Where Target Margin is expressed as a decimal — so 60% becomes 0.60.

For example: cost $14.50, selling price $34.99. Profit per unit = $34.99 - $14.50 = $20.49. Gross margin = ($20.49 / $34.99) x 100 = 58.56%. Markup = ($20.49 / $14.50) x 100 = 141.31%.

To hit a 65% margin with the same cost: $14.50 / (1 - 0.65) = $14.50 / 0.35 = $41.43 required selling price.

Note that margin and markup converge only when profit is zero — at that point both are 0%. As margin approaches 100%, markup approaches infinity. You cannot have a 100% margin on a product with any non-zero cost.

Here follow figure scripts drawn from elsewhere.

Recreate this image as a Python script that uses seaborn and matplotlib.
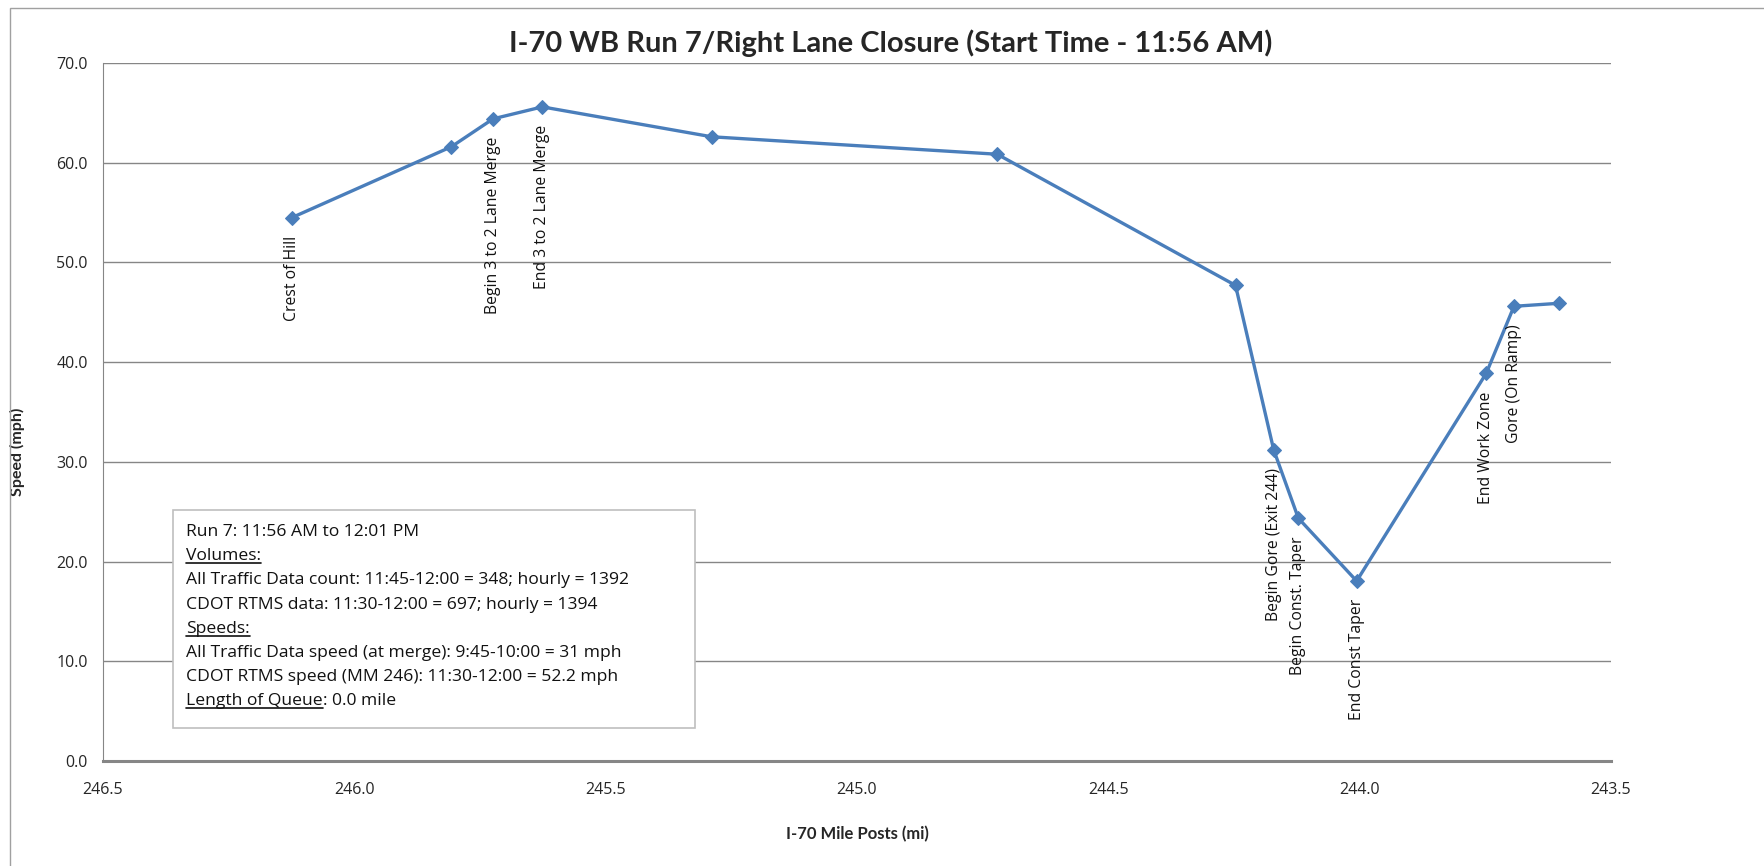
import numpy as np
import pandas as pd
import matplotlib
matplotlib.use("Agg")
import matplotlib.pyplot as plt
from matplotlib.lines import Line2D
from matplotlib.patches import Rectangle
from matplotlib.transforms import IdentityTransform
from matplotlib.ticker import MultipleLocator, FormatStrFormatter
import seaborn as sns

# Data
mile_posts = [246.124, 245.807, 245.724, 245.626, 245.289, 244.721, 244.247,
              244.171, 244.122, 244.006, 243.748, 243.693, 243.604]
speeds = [54.5, 61.6, 64.4, 65.6, 62.6, 60.85, 47.7,
          31.2, 24.35, 18.05, 38.9, 45.6, 45.9]
point_labels = ["Crest of Hill", "", "Begin 3 to 2 Lane Merge", "End 3 to 2 Lane Merge",
                "", "", "", "Begin Gore (Exit 244)", "Begin Const. Taper",
                "End Const Taper", "End Work Zone", "Gore (On Ramp)", ""]
info_lines = ["Run 7: 11:56 AM to 12:01 PM",
              "Volumes:",
              "All Traffic Data count: 11:45-12:00 = 348; hourly = 1392",
              "CDOT RTMS data: 11:30-12:00 = 697; hourly = 1394",
              "Speeds:",
              "All Traffic Data speed (at merge): 9:45-10:00 = 31 mph",
              "CDOT RTMS speed (MM 246): 11:30-12:00 = 52.2 mph",
              "Length of Queue"]
underlined = [False, True, False, False, True, False, False, True]

df = pd.DataFrame({"mile": mile_posts, "speed": speeds})

sns.set_style("white")
plt.rcParams["font.family"] = ["Open Sans", "DejaVu Sans"]
narrow = ["Lato", "DejaVu Sans"]

W, H = 1764, 866
fig = plt.figure(figsize=(W / 100, H / 100), dpi=100)
ax = fig.add_axes([103 / W, 1 - 761 / H, (1611 - 103) / W, (761 - 63) / H])

grid_col = "#868686"
line_col = "#4a7ebb"

ax.yaxis.grid(True, color=grid_col, lw=1)
ax.set_axisbelow(True)

sns.lineplot(data=df, x="mile", y="speed", sort=False, ax=ax, color=line_col,
             lw=2.4, marker="D", markersize=7, markeredgecolor=line_col, zorder=3)

for xm, ys, lab in zip(mile_posts, speeds, point_labels):
    if lab:
        ax.annotate(lab, (xm, ys), xytext=(0, -13), textcoords="offset points",
                    rotation=90, ha="center", va="top", fontsize=11.3, color="#111111")

ax.set_xlim(246.5, 243.5)
ax.set_ylim(0, 70)
ax.xaxis.set_major_locator(MultipleLocator(0.5))
ax.xaxis.set_minor_locator(MultipleLocator(0.1))
ax.yaxis.set_major_locator(MultipleLocator(10))
ax.yaxis.set_minor_locator(MultipleLocator(2))
ax.xaxis.set_major_formatter(FormatStrFormatter("%.1f"))
ax.yaxis.set_major_formatter(FormatStrFormatter("%.1f"))
ax.tick_params(axis="x", which="major", direction="inout", length=8, color=grid_col,
               labelsize=11.5, pad=11)
ax.tick_params(axis="x", which="minor", direction="in", length=4, color=grid_col)
ax.tick_params(axis="y", which="major", direction="out", length=5, color=grid_col,
               labelsize=11.5, pad=6)
ax.tick_params(axis="y", which="minor", direction="out", length=4, color=grid_col)

for s in ["top", "right"]:
    ax.spines[s].set_visible(False)
ax.spines["left"].set_color(grid_col)
ax.spines["bottom"].set_color(grid_col)
ax.spines["bottom"].set_linewidth(2.2)

ax.set_xlabel("I-70 Mile Posts (mi)", fontsize=12, fontweight="bold",
              family=narrow, labelpad=20)
ax.set_ylabel("Speed (mph)", fontsize=11.5, fontweight="bold", family=narrow)
ax.yaxis.set_label_coords(-0.052, 0.443)
ax.set_title("I-70 WB Run 7/Right Lane Closure (Start Time - 11:56 AM)",
             fontsize=21, fontweight="bold", family=narrow, pad=8,
             x=(891 - 103) / (1611 - 103))

# chart border
fig.add_artist(Rectangle((10 / W, -0.2), 1.2, 1 - 8 / H + 0.2, transform=fig.transFigure,
                         fill=False, edgecolor="#a0a0a0", lw=1))

# info box
fig.add_artist(Rectangle((173 / W, 1 - 727.7 / H), (695 - 173) / W, (727.7 - 510) / H,
                         transform=fig.transFigure, facecolor="white",
                         edgecolor="#bfbfbf", lw=1.2, zorder=5))

fig.canvas.draw()
renderer = fig.canvas.get_renderer()
for i, (txt, ul) in enumerate(zip(info_lines, underlined)):
    base = 536 + i * 24.2
    t = fig.text(186 / W, 1 - base / H, txt, fontsize=12.6, va="baseline", ha="left",
                 color="#111111", zorder=6)
    if ul:
        bb = t.get_window_extent(renderer)
        yl = H - base - 3
        fig.add_artist(Line2D([bb.x0, bb.x1], [yl, yl], transform=IdentityTransform(),
                              color="#111111", lw=1.2, zorder=6))
    if i == len(info_lines) - 1:
        bb = t.get_window_extent(renderer)
        fig.text(bb.x1 / W, 1 - base / H, ": 0.0 mile", fontsize=12.6, va="baseline",
                 ha="left", color="#111111", zorder=6)

fig.savefig("out.png", dpi=100)
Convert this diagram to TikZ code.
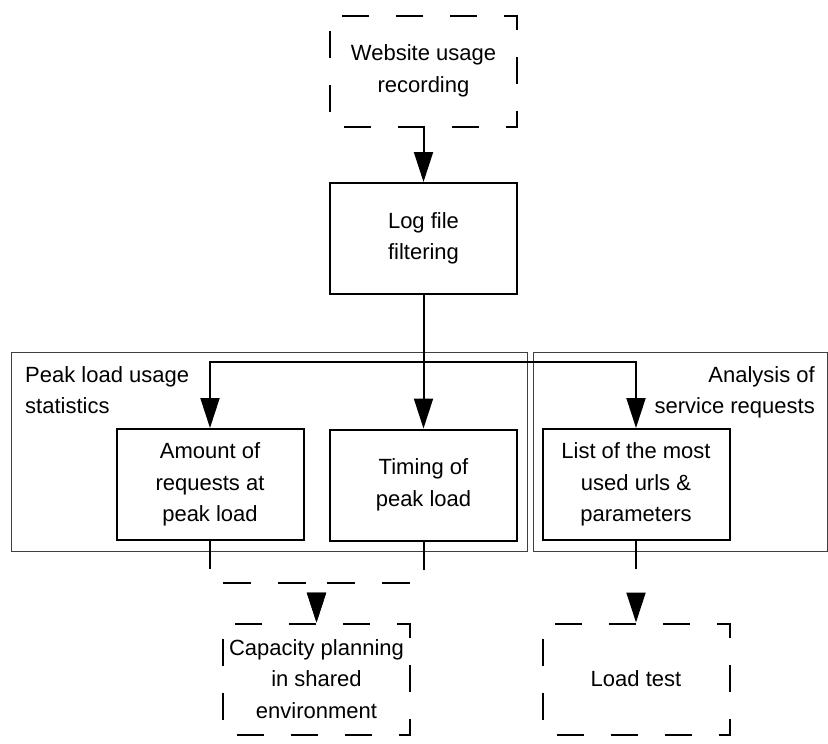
\documentclass[tikz,border=0pt]{standalone}
\usepackage{fontspec}
\setmainfont{Liberation Sans}
\usetikzlibrary{arrows.meta}
\begin{document}
\begin{tikzpicture}[x=1pt,y=-1pt,
  every node/.style={font=\fontsize{22}{31.5}\selectfont},
  solidbox/.style={draw, line width=2pt, minimum width=187pt, minimum height=111pt,
                   align=center, inner sep=0pt},
  dashbox/.style={solidbox, dash pattern=on 27pt off 27pt, dash phase=40pt},
  group/.style={draw=black!75, line width=1pt, inner sep=0pt},
  grouplabel/.style={inner sep=0pt},
  flow/.style={line width=2pt, -{Triangle[length=30pt,width=19pt]}},
  dashflow/.style={flow, dash pattern=on 28pt off 27pt}
]
\useasboundingbox (0,0) rectangle (828,744);

% grouping frames
\node[group, minimum width=516pt, minimum height=199pt] (g1) at (269,451.5) {};
\node[group, minimum width=294pt, minimum height=199pt] (g2) at (680,451.5) {};
\node[grouplabel, anchor=north west, align=left] (g1label) at (25,366) {Peak load usage\\statistics};
\node[grouplabel, anchor=north east, align=right] (g2label) at (815,366) {Analysis of\\service requests};

% process steps
\node[dashbox]  (web)    at (423.5,71)    {Website usage\\recording};
\node[solidbox] (log)    at (423.5,238.5) {Log file\\filtering};
\node[solidbox] (amount) at (210,484.5)   {Amount of\\requests at\\peak load};
\node[solidbox] (timing) at (423.5,485)   {Timing of\\peak load};
\node[solidbox] (list)   at (636,484.5)   {List of the most\\used urls \&\\parameters};
\node[dashbox]  (cap)    at (316.5,679)   {Capacity planning\\in shared\\environment};
\node[dashbox]  (load)   at (636,679)     {Load test};

% connectors
\coordinate (split) at (423.5,362);
\coordinate (capin) at (316.5,583);
\draw[flow] (web.south) -- (log.north);
\draw[flow] (log.south) -- (timing.north);
\draw[flow] (split) -| (amount.north);
\draw[flow] (split) -| (list.north);
\draw[dashflow] (amount.south) |- (capin) -- (cap.north);
\draw[dashflow] (timing.south) |- (capin) -- (cap.north);
\draw[dashflow] (list.south) -- (load.north);
\end{tikzpicture}
\end{document}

Retail product: clothing item
Cost $18.00, selling price $44.99, 300 units per month
Gross margin is 59.99%, meaning you keep about $0.60 of every dollar of revenue after cost of goods. Total monthly profit on cost of goods alone is $8,097 — but this does not include rent, staff, or shipping, so you need to know what fixed costs that profit has to absorb.
Edge case: very low-margin commodity resale
Cost $98.50, selling price $102.00
Gross margin comes out at 3.43% and markup is just 3.55%. At this level, a single unforeseen cost — a return, a freight surcharge, a payment processing fee — can wipe out the entire profit. The calculator flags a warning below 10%, which is the practical signal to revisit the pricing or supplier negotiation.
Freelancer pricing a service package
Cost $150 (direct time and tools), selling price $450, target margin 70%
The gross margin is 66.67% and the markup is 200%. The target margin field shows that to hit 70% margin, the package would need to be priced at $500. The difference — just $50 — is a useful anchor for the next client conversation about pricing.
Expert Unlock
The thing most explanations skip

The margin formula assumes price and cost are independent and static — neither is true in practice. Volume pricing changes cost at different order quantities, and competitive pressure changes the ceiling on price. The real practitioner question is not what is my margin at this price, but what is my margin at each price tier and each cost bracket. Running this calculation at two or three cost and price combinations gives you the margin sensitivity — how much margin changes per dollar of price movement or cost reduction. That sensitivity number tells you whether effort is better spent on supplier negotiation or price optimisation.

Why is my margin percentage different from my markup?

What is the difference between margin and markup?
Margin is profit as a percentage of the selling price. Markup is profit as a percentage of the cost. A product that costs $10 and sells for $20 has a 50% margin but a 100% markup. They measure the same profit from different reference points — margin tells you how much of each dollar of revenue you keep, markup tells you how much you added to cost.
What is a good gross margin for a product business?
It depends heavily on the category. Physical retail typically runs 40% to 60% gross margin. Software and digital products often exceed 70% or 80%. Wholesale and commodity distribution can be 10% to 20%. The key is whether gross margin is enough to cover your operating costs and still leave net profit — a 50% gross margin with 60% operating expenses still loses money.
How do I find the selling price to hit a target margin?
Divide your cost by one minus your target margin expressed as a decimal. For a 60% margin target on a $15 cost: $15 divided by (1 minus 0.60) equals $37.50. This is not the same as adding 60% to the cost — that would give you a 37.5% margin, not 60%. Use the target margin field in this calculator to avoid that common error.